MHis discouragement had gone from him but his eagerness for knowledge was embarrassing to one who was determined not to tell him more than was good for him. Indeed he refused to be offended when told that stamping on the bank in casting was as bad as showing himself to the fish, though I fancy he did not believe it. He had a notion that he would fish better if he knew the names of his flies, and that evening I arranged them in his box for him, while he made a plan of the box on a bit of paper and wrote down their names in the right places. I warned him to copy Ulysses and to put wax in his ears when he heard men talk of flies, knowing, of course, that he would not do this but would add to his collection every time he passed a tackle-shop in town. We came to talk of knots. I had to show him the Turle and the easiest of all knots for fastening a line to a cast. He forgot them, I was glad to see, at once. I should otherwise have felt I was swindling him. Enough that he should see that it was possible to put on a fly so that it would not dangle or slip off, but too much if I had deprived him of the delight of learning for himself, by solitary experiment, how to do it.

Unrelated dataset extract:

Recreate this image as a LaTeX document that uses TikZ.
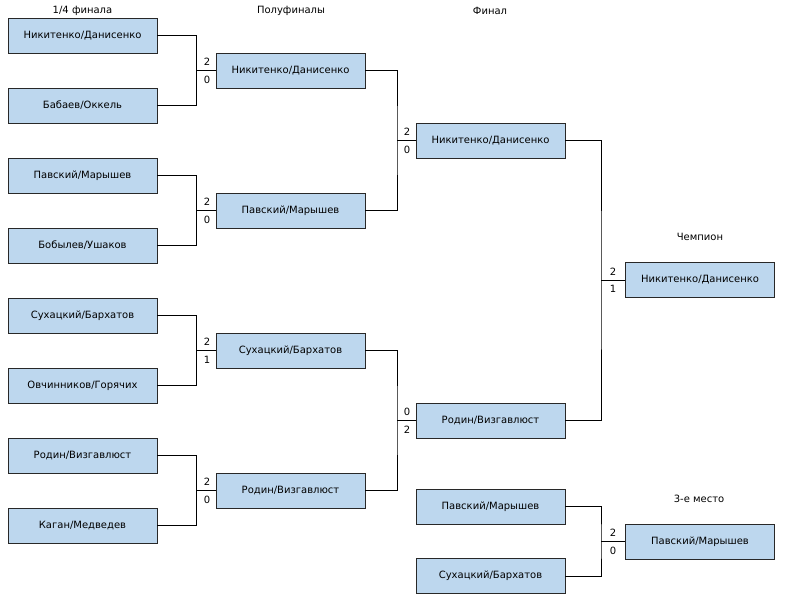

Not for anything would I lose my own happy memory of making sure of the blood-knot with a long suffering piece of string. That is the only honest way to treat beginners; to fend off from them, where you can, utter discouragement, but not, on any account, to tell them too much. They may think your reticence secretive. Twenty years later they will, if they have not forgotten it, understand that you were defending not your secrets but their pleasure.